Sans mettre aux prises, en antagonisme aigu, ni surtout sacrifier l’une à l’autre les deux catégories de la population, si inégales par le nombre, les colons européens, qui sont environ 700 000 (armée et israélites non compris) et nos sujets musulmans, qui sont 4 700 000, ceux-ci prépondérans par la quantité, ceux-là par l’activité et l’impulsion au progrès, il y a toute une œuvre délicate et graduelle de péréquation en quelque sorte et de conciliation à effectuer.

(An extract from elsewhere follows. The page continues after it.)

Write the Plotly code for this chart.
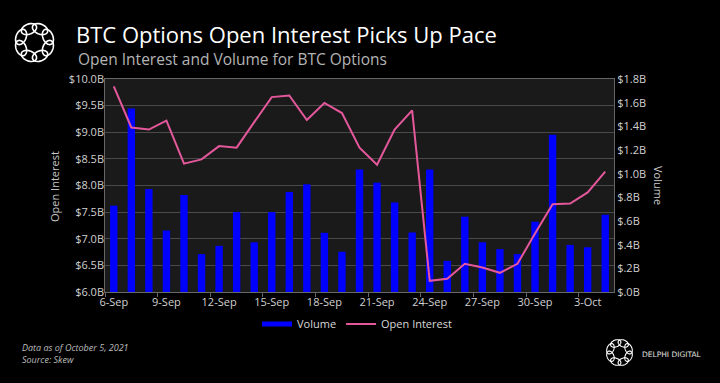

La place nous manquerait pour dresser ici le bilan des charges respectives des indigènes et des colons. En laissant de côté les impôts indirects, les plus convenables aux sociétés naissantes, et les droits d’enregistrement et de timbre, qui ont une relation approximative, les premiers avec la consommation, les seconds avec soit la fortune acquise, soit l’activité économique, nombre d’observateurs sont frappés de l’inégalité des impôts directs pour les deux catégories de la population. Il ne peut être question d’unifier les impôts pour les indigènes et les colons. Les impôts dits arabes, l’achour, le zekkat, la lezma et l’hokkor, dîmes sur les céréales, taxes sur le bétail et capitation, sont consacrés par la loi religieuse, par la tradition et par l’accoutumance. Nous éprouvons en France toutes les difficultés,

  1. Voyez, outre nos ouvrages, notre article dans la Revue des Deux Mondes du 1er mai 1906 : La France dans l’Afrique du Nord : Indigènes et Colons.